Es war kein Tantra-Seminar, sondern eine Weiterbildung in therapeutischen Methoden, also vom Ansatz her kopflastig (genau deswegen war ich ja auch da!) und nicht auf Genuss und Körperlichkeit ausgerichtet . Nach den 3 Tagen jedoch, als ich wieder zu Hause war, bemerkte ich, dass ich in diesen drei Tagen geradezu körperlos gewesen war. Eine interessante Erfahrung: da geht es um Sexualität und das Körpergefühl verflüchtigt sich ;-)

Auch eine Neugier auf unterschiedliche Bereiche der Sexualität war nicht vorhanden, zumindest habe ich sie nicht gespürt. Selbstverständlich hat nicht jeder so ein Interesse an und Wissen über alle Spielarten der Sexualität wie ich. Da bin ich sicherlich eine Ausnahme. Aber sollten Sexualtherapeuten nicht viel mehr wissen über SM, Fetisch, Swinger etc.?
Dies sind Fragen, die mir in diesen Tagen durch den Kopf gegangen sind. Das soll nicht heissen, dass ich die anderen Teilnehmer/innen unqualifiziert wären (ich habe deren Kompetenzen in den Kleingruppen immer wieder erlebt), aber teilweise kam ich mir vor wie eine Ethnologin, die sich die (psychologische/sozialpädagogische) Therapeutenszene und deren Gebräuche und Sitten anschaut und dabei einige für mich sonderlichen Verhaltensweisen entdeckt.

Aber wer weiss, was die anderen Teilnehmer über mich gedacht haben ;-)

5 Kommentare:

Peter Noske hat gesagt…

Hallo Silke,
danke für den Einblick in Dein Erleben dieser Fortbildung. Konnte ich gut und angenehm nachvollziehen. - Beim Einstieg in die Welt des Bloggens , genauer: Ob und wie ich meinen Blog, meine Themenvielfalt thematisch einordnen könnte? <a href="http://www.peternoske.de/?q=blog/1</a> -bin ich hier gelandet. Und freue mich und staune was ich wohl alles in den letzten Jahren allein bei Euch verpasst habe.

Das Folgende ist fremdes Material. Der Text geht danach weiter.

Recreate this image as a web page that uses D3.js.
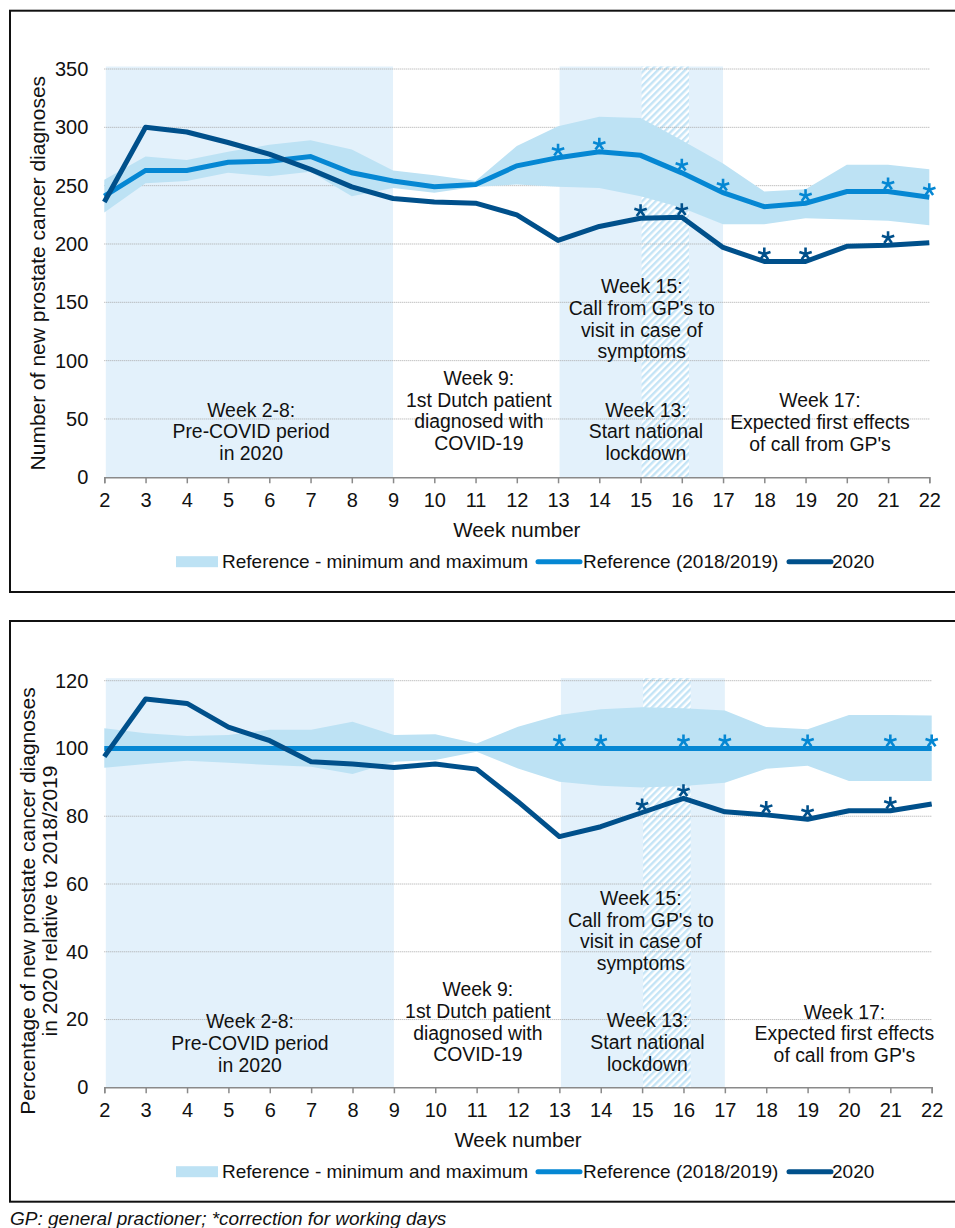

Nun gut es fährt ja jetzt die Regionalbahn bis zum Alex.
Und dann sehe ich weiter was da so bei Euch los ist.
Mit den besten Wünschen für gute Zeiten
Petar

Die kleine Lady hat gesagt…

Interessanter Artikel.

Ich als Endkunde würde von meinem Schwimmlehrer schon wollen, dass er alle Schwimmarten kennt. Ok, für das Apnoetauchen würde ich mir einen Speziallehrer nehmen, aber eine gewisse Erfahrung setze ich einfach voraus. Und gerade wenn es nicht um reine "Schulung" sondern Therapie geht!

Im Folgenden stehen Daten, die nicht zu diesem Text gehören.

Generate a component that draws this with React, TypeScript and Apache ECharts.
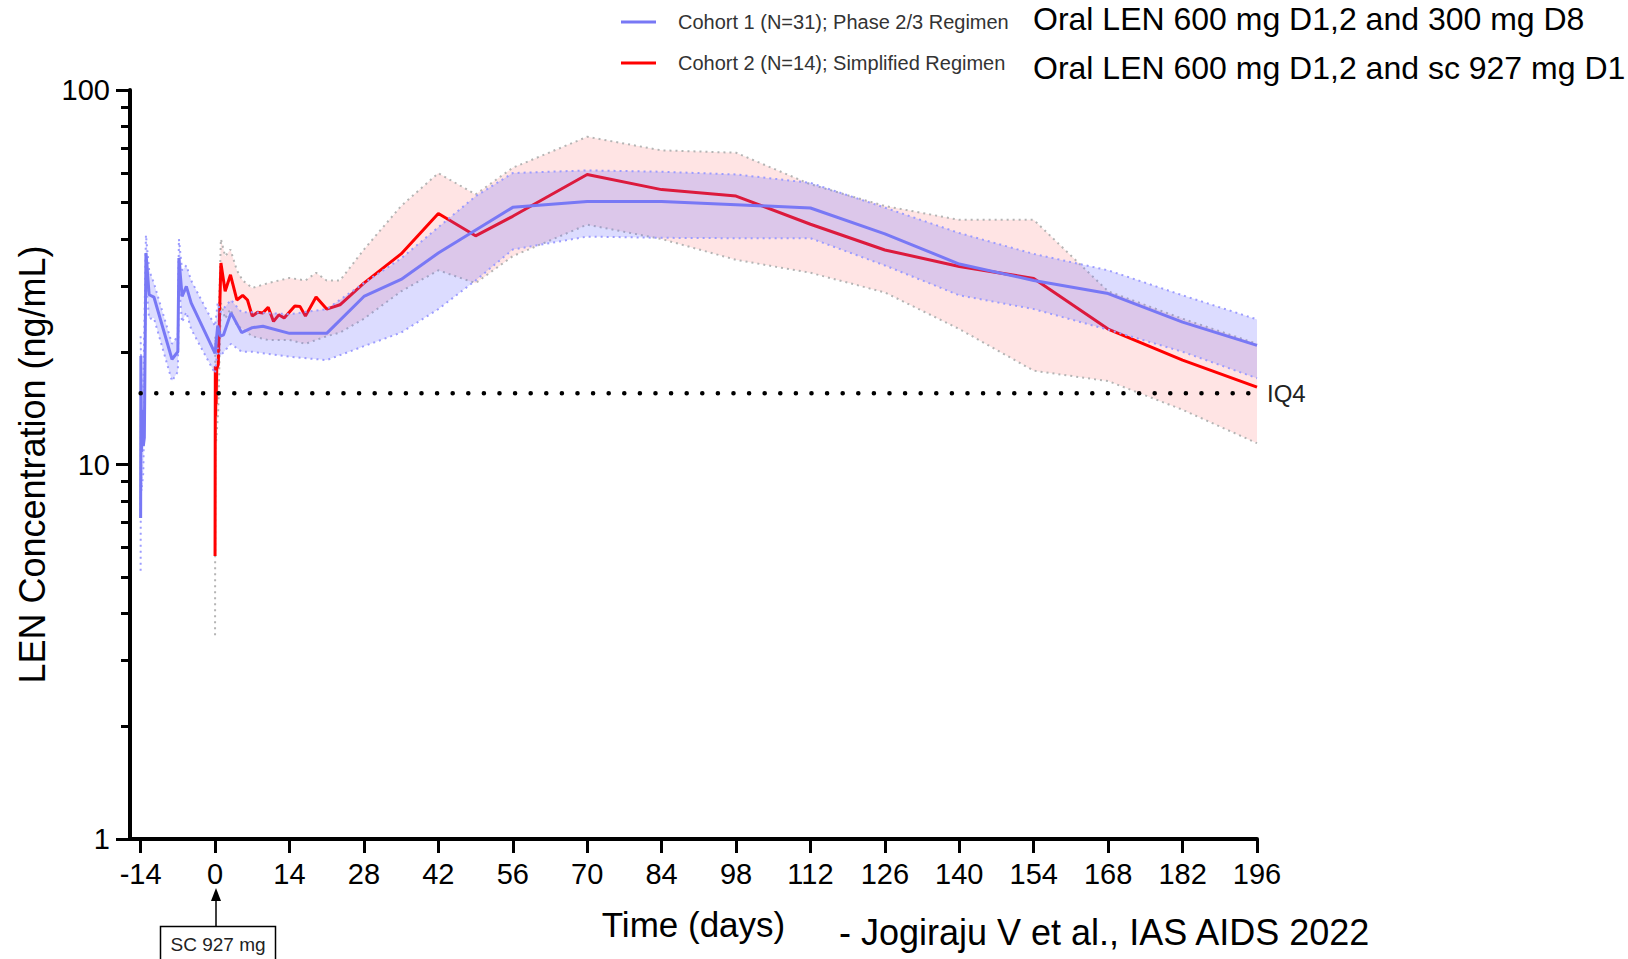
import React, { useEffect, useRef } from 'react';
import * as echarts from 'echarts';

// ---------- data ----------
const IQ4 = 15.5;
const xTickValues = [-14, 0, 14, 28, 42, 56, 70, 84, 98, 112, 126, 140, 154, 168, 182, 196];
const yMinorTickValues = [2, 3, 4, 5, 6, 7, 8, 9, 20, 30, 40, 50, 60, 70, 80, 90];

const c1Name = 'Cohort 1 (N=31); Phase 2/3 Regimen';
const c2Name = 'Cohort 2 (N=14); Simplified Regimen';

// Cohort 1 median
const c1Days = [-14, -13.95, -13.85, -13.7, -13.5, -13.3, -13.0, -12.4, -11.5, -8.1, -7.0, -6.8, -6.2, -5.4, -4.5, 0, 0.5, 1, 1.6, 3, 5, 7, 9, 14, 21, 28, 35, 42, 56, 70, 84, 98, 112, 126, 140, 154, 168, 182, 196];
const c1Median = [7.2, 19.5, 10.8, 14.0, 11.2, 11.8, 36.7, 28.4, 28.0, 19.1, 20.0, 35.6, 28.1, 29.9, 27.0, 19.8, 23.5, 22.0, 22.2, 25.4, 22.5, 23.2, 23.4, 22.4, 22.4, 28.1, 31.2, 36.7, 48.6, 50.4, 50.4, 49.4, 48.4, 41.3, 34.3, 31.0, 28.6, 24.0, 20.8];

// Cohort 1 variability band
const c1BandDays = [-14, -13.95, -13.85, -13.5, -13.0, -12.4, -11.5, -8.1, -7.0, -6.8, -6.2, -5.4, -4.5, 0, 0.5, 1, 3, 5, 7, 14, 21, 28, 35, 42, 49, 56, 70, 84, 98, 112, 126, 140, 154, 168, 182, 196];
const c1Upper = [22, 22, 16, 16, 41, 33, 30.5, 21, 22, 40, 33, 34, 31, 23.4, 27, 25.5, 27.5, 25.5, 25.5, 25.2, 26, 30.5, 35.5, 43, 52, 60, 61, 60.5, 59.5, 56.5, 48.5, 41.5, 36.5, 33, 28.3, 24.4];
const c1Lower = [5.2, 14, 8.5, 9.5, 31, 24.5, 24.6, 16.7, 17.7, 30.5, 24, 25.5, 23, 17.5, 20.5, 19.5, 21, 20, 20, 19.4, 19, 20.7, 22.5, 26, 31, 37.5, 40.6, 40.3, 40.2, 40.2, 34, 28.3, 26, 22.9, 20, 17.0];

// Cohort 2 median
const c2Days = [0, 0.05, 0.1, 0.15, 0.2, 0.3, 0.6, 1.1, 1.9, 2.9, 4.1, 5.2, 6.1, 7, 8, 9, 10, 11, 12, 13, 15, 16, 17, 19, 21, 23.5, 28, 35, 42, 49, 56, 70, 84, 98, 112, 126, 140, 154, 168, 182, 196];
const c2Median = [5.7, 18.3, 13.5, 17.5, 14.5, 18.0, 18.5, 34.5, 29.0, 32.1, 27.5, 28.3, 27.5, 24.9, 25.5, 25.4, 26.3, 24.1, 25.1, 24.6, 26.5, 26.4, 24.9, 28.0, 26.0, 26.7, 30.5, 36.5, 46.8, 40.8, 46.0, 59.5, 54.2, 52.1, 43.8, 37.4, 33.8, 31.4, 23.0, 19.0, 16.1];

// Cohort 2 variability band
const c2BandDays = [0, 0.05, 0.2, 0.6, 1.1, 1.9, 2.9, 4.1, 5.2, 7, 10, 14, 17, 19, 21, 23.5, 28, 35, 42, 49, 56, 70, 84, 98, 112, 126, 140, 154, 168, 182, 196];
const c2Upper = [8, 22, 20, 22, 40, 36, 37.5, 33, 31, 29.6, 30.5, 31.5, 31, 32.5, 31, 31, 37.5, 49, 60, 52.6, 62, 75, 69, 68, 56, 49, 45, 45, 29, 24.5, 21];
const c2Lower = [3.5, 13, 11.5, 14, 27, 24.5, 26, 23.5, 23, 22, 21.5, 21.5, 21, 21.5, 22, 22.5, 24.5, 29, 33, 30.5, 36, 43.7, 40, 35.2, 32.5, 28.8, 23, 17.8, 16.7, 14, 11.4];

// ---------- styles ----------
const NARROW = "'Liberation Sans Narrow', 'Arial Narrow', 'Liberation Sans', Arial, sans-serif";
const REGULAR = "'Liberation Sans', Arial, sans-serif";
const BLUE = '#7878f5';
const RED = '#ff0000';

const pairs = (xs: number[], ys: number[]) => xs.map((x, i) => [x, ys[i]]);

function bandFill(name: string, days: number[], upper: number[], lower: number[], fill: string, z: number) {
  return {
    type: 'custom',
    name,
    z,
    silent: true,
    data: pairs(days, upper),
    encode: { x: 0, y: 1 },
    renderItem: (params: any, api: any) => {
      if (params.dataIndex !== 0) return null;
      const pts: number[][] = [];
      for (let i = 0; i < days.length; i++) pts.push(api.coord([days[i], upper[i]]));
      for (let i = days.length - 1; i >= 0; i--) pts.push(api.coord([days[i], lower[i]]));
      return { type: 'polygon', shape: { points: pts }, style: { fill } };
    },
  };
}

function edgeLine(name: string, days: number[], vals: number[], color: string, z: number) {
  return {
    type: 'line',
    name,
    z,
    silent: true,
    symbol: 'none',
    data: pairs(days, vals),
    lineStyle: { color, width: 2, type: [2, 4] },
  };
}

export default function App() {
  const ref = useRef<HTMLDivElement>(null);
  useEffect(() => {
    const chart = echarts.init(ref.current!, null, { renderer: 'svg' });
    const option: any = {
      animation: false,
      backgroundColor: '#ffffff',
      grid: { left: 130, top: 90, right: 371, bottom: 120, containLabel: false },
      legend: {
        show: true,
        orient: 'vertical',
        left: 616,
        top: 7,
        icon: 'rect',
        itemWidth: 35,
        itemHeight: 3,
        itemGap: 21,
        selectedMode: false,
        data: [
          { name: c1Name, itemStyle: { color: BLUE } },
          { name: c2Name, itemStyle: { color: RED } },
        ],
        textStyle: { fontFamily: NARROW, fontSize: 20, color: '#333', lineHeight: 20, padding: [0, 0, 0, 17] },
      },
      xAxis: {
        type: 'value',
        min: -16,
        max: 196,
        axisLine: { show: true, onZero: false, lineStyle: { color: '#000', width: 4 } },
        axisTick: { show: true, customValues: xTickValues, length: 14, lineStyle: { color: '#000', width: 3 } },
        axisLabel: { customValues: xTickValues, fontFamily: NARROW, fontSize: 29, color: '#000', margin: 20 },
        splitLine: { show: false },
        name: 'Time (days)',
        nameLocation: 'middle',
        nameGap: 68,
        nameTextStyle: { fontFamily: REGULAR, fontSize: 35, color: '#000' },
      },
      yAxis: [
        {
          type: 'log',
          logBase: 10,
          min: 1,
          max: 100,
          axisLine: { show: true, onZero: false, lineStyle: { color: '#000', width: 4 } },
          axisTick: { show: true, length: 14, lineStyle: { color: '#000', width: 3 } },
          axisLabel: { fontFamily: NARROW, fontSize: 29, color: '#000', margin: 20 },
          splitLine: { show: false },
          name: 'LEN Concentration (ng/mL)',
          nameLocation: 'middle',
          nameGap: 75,
          nameTextStyle: { fontFamily: REGULAR, fontSize: 36, color: '#000' },
        },
        {
          type: 'value',
          min: 0,
          max: 2,
          position: 'left',
          axisLine: { show: false, onZero: false },
          axisTick: { show: true, length: 9, customValues: yMinorTickValues.map((v) => Math.log10(v)), lineStyle: { color: '#000', width: 3 } },
          axisLabel: { show: false },
          splitLine: { show: false },
        },
      ],
      series: [
        bandFill('c2band', c2BandDays, c2Upper, c2Lower, 'rgba(255,120,120,0.2)', 1),
        edgeLine('c2upper', c2BandDays, c2Upper, '#b4b4b4', 2),
        edgeLine('c2lower', c2BandDays, c2Lower, '#b4b4b4', 2),
        {
          type: 'line',
          name: c2Name,
          z: 3,
          symbol: 'none',
          data: pairs(c2Days, c2Median),
          itemStyle: { color: RED },
          lineStyle: { color: RED, width: 3 },
        },
        bandFill('c1band', c1BandDays, c1Upper, c1Lower, 'rgba(110,110,255,0.24)', 4),
        edgeLine('c1upper', c1BandDays, c1Upper, '#9c9cff', 5),
        edgeLine('c1lower', c1BandDays, c1Lower, '#9c9cff', 5),
        {
          type: 'line',
          name: c1Name,
          z: 6,
          symbol: 'none',
          data: pairs(c1Days, c1Median),
          itemStyle: { color: BLUE },
          lineStyle: { color: BLUE, width: 3 },
        },
        {
          type: 'line',
          name: 'IQ4',
          z: 10,
          silent: true,
          symbol: 'none',
          data: [[-14, IQ4], [196, IQ4]],
          lineStyle: { color: '#000', width: 4.5, type: [0.1, 15.5], cap: 'round' },
          endLabel: { show: true, formatter: 'IQ4', fontFamily: REGULAR, fontSize: 24, color: '#222', distance: 10 },
        },
      ],
      graphic: [
        { type: 'text', left: 1033, top: 3, style: { text: 'Oral LEN 600 mg D1,2 and 300 mg D8', fontFamily: REGULAR, fontSize: 32, fill: '#000' } },
        { type: 'text', left: 1033, top: 52, style: { text: 'Oral LEN 600 mg D1,2 and sc 927 mg D1', fontFamily: REGULAR, fontSize: 32, fill: '#000' } },
        { type: 'text', left: 839, top: 914, style: { text: '- Jogiraju V et al., IAS AIDS 2022', fontFamily: REGULAR, fontSize: 36, fill: '#000' } },
        { type: 'line', shape: { x1: 216, y1: 926, x2: 216, y2: 899 }, style: { stroke: '#000', lineWidth: 1.5 } },
        { type: 'polygon', shape: { points: [[216, 888], [211, 901], [221, 901]] }, style: { fill: '#000' } },
        { type: 'rect', shape: { x: 160.5, y: 926.5, width: 115, height: 50 }, style: { stroke: '#000', lineWidth: 1.5, fill: 'none' } },
        { type: 'text', x: 218, y: 944, style: { text: 'SC 927 mg', fontFamily: NARROW, fontSize: 19, fill: '#222', textAlign: 'center', textVerticalAlign: 'middle' } },
      ],
    };
    chart.setOption(option);
    return () => chart.dispose();
  }, []);
  return <div ref={ref} style={{ position: 'fixed', left: 0, top: 0, width: 1628, height: 959 }} />;
}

Schöne Grüße und bitte mehr solche Artikel!

Undine hat gesagt…

In der Tat ein interessanter Einblick. Erinnert mich spontan an die prä-orgasmische Paartherapeutin in "Shortbus" (ein absolut glorreicher Film).

Inwiefern Sexualtherapeuten über eine möglichst diverse eigene Sexualität verfügen sollten, ist eine gute Frage. Ich kann mir vorstellen, dass eigene Erfahrungen manchmal auch hinderlich dabei sein können, sich voll auf den Klienten zu konzentrieren. Vielleicht ist es eine Frage des Therapiestils - wer primär spiegelt und empathisch zuhört, dessen eigene Sexualität ist weniger relevant als die eines Coaches, der explizite Praxis-Tipps und Anregungen gibt. Für beide Formen gibt es vermutlich ein Klientel, das die jeweilige Arbeisweise bevorzugt.


Beste Grüße,
Undine

Silke Maschinger hat gesagt…

Hallo Undine! Ja, das ist eine schöne Unterscheidung zwischen den unterschiedlichen Beratungsstilen. Und es stellt sich die Frage: muss ein/e gute/r Sexualtherapeut/in auch ein tolles Sexualleben haben oder "reicht" es, wenn die Beratung erfolgversprechend ist. Ich glaube, am wichtigsten ist es, sich als Berater/in seiner eigenen Grenzen bewusst zu sein und damit klar im Beratungsgespräch umzugehen. Man kann auch andere ermutigen, bestimmte Grenzen zu erweitern, auch wenn man sie selbst nicht erweitern möchte. Das funktioniert aber nur, wenn einem das ganz klar ist

Anonym hat gesagt…

hmmm, muß ein Psychotherapeut der einen Depressiven behandelt selbst depressiv sein oder reicht es wenn er erlernte und durch Behandlungserfahrung erworbene Fachkenntnisse hat?